Sophisticated modern texture streaming systems get pretty close to virtual texturing. You don't have per pixel occlusion (VT doesn't load hidden textures at all). But nearby objects require most of the memory, and usually there's not that much overlap near the camera. Most engines also use some kind of large scale occlusion culling / level partitioning technologies to avoid loading all further away textures to memory. It is not as good as virtual texturing, but getting closer as the technology evolves. Too bad Microsoft artificially limited tiled resources to Windows 8+, meaning that no PC games yet use that feature.

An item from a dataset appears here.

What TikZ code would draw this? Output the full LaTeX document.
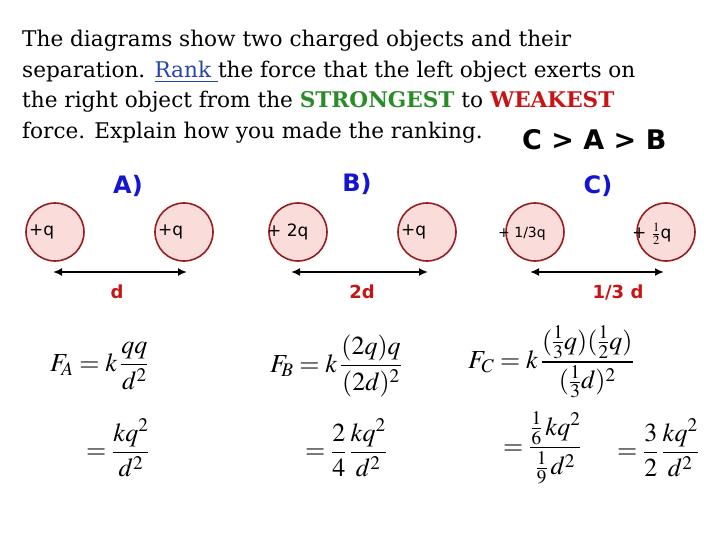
\documentclass[tikz,border=0pt]{standalone}
\usepackage{amsmath}
\usepackage{mathptmx}
\usepackage{fontspec}
\setmainfont{DejaVu Serif}
\newfontfamily\lblfont{DejaVu Sans}
\definecolor{ballfill}{RGB}{250,220,218}
\definecolor{balledge}{RGB}{150,30,35}
\definecolor{lblblue}{RGB}{20,20,210}
\definecolor{lblred}{RGB}{200,20,20}
\definecolor{sgreen}{RGB}{40,140,40}
\definecolor{linkblue}{RGB}{40,70,170}
\tikzset{
  ball/.style={circle, draw=balledge, line width=1.6pt, fill=ballfill, minimum size=58pt, inner sep=0pt},
  chg/.style={font=\lblfont\fontsize{17}{18}\selectfont, anchor=west, inner sep=0pt},
  tag/.style={font=\lblfont\bfseries\fontsize{24}{26}\selectfont, text=lblblue},
  dist/.style={font=\lblfont\bfseries\fontsize{18}{20}\selectfont, text=lblred},
  sep/.style={{Latex[length=9pt,width=8pt]}-{Latex[length=9pt,width=8pt]}, line width=1.8pt},
  title/.style={font=\fontsize{21.6}{24}\selectfont, anchor=base west, inner sep=0pt},
  eq/.style={font=\fontsize{26}{30}\selectfont, inner sep=0pt}
}
\usetikzlibrary{arrows.meta}
\begin{document}
\begin{tikzpicture}[x=1pt,y=-1pt]
\useasboundingbox (0,0) rectangle (720,540);
\node[title] (t1) at (22,47) {The diagrams show two charged objects and their};
\node[title] (t2) at (22,78) {separation. \textcolor{linkblue}{\underline{Rank }}the force that the left object exerts on};
\node[title] (t3) at (22,108) {the right object from the \textcolor{sgreen}{\textbf{STRONGEST}} to \textcolor{lblred}{\textbf{WEAKEST}}};
\node[title] (t4) at (22,139) {force. Explain how you made the ranking.};
\node[font=\lblfont\bfseries\fontsize{27}{28}\selectfont, anchor=base west, inner sep=0pt] (rank) at (522,150) {C > A > B};

\node[tag] (la) at (128,186) {A)};
\node[tag] (lb) at (357,184) {B)};
\node[tag] (lc) at (598,186) {C)};

\node[ball] (a1) at (55,232) {};
\node[ball] (a2) at (184,232) {};
\node[ball] (b1) at (298,232) {};
\node[ball] (b2) at (427,232) {};
\node[ball] (c1) at (535,232) {};
\node[ball] (c2) at (666,232) {};
\node[chg] (qa1) at (29,232) {+q};
\node[chg] (qa2) at (158,232) {+q};
\node[chg] (qb1) at (267,232) {+ 2q};
\node[chg] (qb2) at (401,232) {+q};
\node[chg, font=\lblfont\fontsize{14}{15}\selectfont] (qc1) at (498,234) {+ 1/3q};
\node[chg] (qc2) at (632,234) {+ $\tfrac12$q};

\coordinate (sa1) at (53,272); \coordinate (sa2) at (187,272);
\coordinate (sb1) at (291,272); \coordinate (sb2) at (428,272);
\coordinate (sc1) at (530,272); \coordinate (sc2) at (664,272);
\draw[sep] (sa1) -- (sa2);
\draw[sep] (sb1) -- (sb2);
\draw[sep] (sc1) -- (sc2);
\node[dist] (da) at (117,292) {d};
\node[dist] (db) at (362,292) {2d};
\node[dist] (dc) at (618,292) {1/3 d};

\node[eq, anchor=west] (fa) at (50,366) {$F_{\!A} = k\,\dfrac{qq}{d^2}$};
\node[eq, anchor=west] (fa2) at (86,448) {$=\dfrac{kq^2}{d^2}$};
\node[eq, anchor=west] (fb) at (270,366) {$F_{\!B} = k\,\dfrac{(2q)q}{(2d)^2}$};
\node[eq, anchor=west] (fb2) at (305,448) {$=\dfrac{2}{4}\,\dfrac{kq^2}{d^2}$};
\node[eq, anchor=west] (fc) at (468,362) {$F_{C} = k\,\dfrac{(\frac13 q)(\frac12 q)}{(\frac13 d)^2}$};
\node[eq, anchor=west] (fc2) at (503,448) {$=\dfrac{\frac16\,kq^2}{\frac19\,d^2}$};
\node[eq, anchor=west] (fc3) at (617,448) {$=\dfrac{3}{2}\,\dfrac{kq^2}{d^2}$};
\end{tikzpicture}
\end{document}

It would be trivial to load textures to system RAM (16 GB+ is common) and use tiled resources to change the active subset at fine granularity based on visibility. There would be no additional visible popping, as CPU->GPU copy is order of magnitude faster than loading textures on demand from HDD.
Pascal P100 can already page fault from CPU memory. Knights Landing MCDRAM can also be configured as memory or as cache. 4 GB of fast VRAM (for example HBM2) as a cache + page fault from 32+ GB of CPU memory (DDR4) should be more than enough for 4K and even 8K. Unfortunately PC hardware and OS install base is too fragmented to make this a reality soon.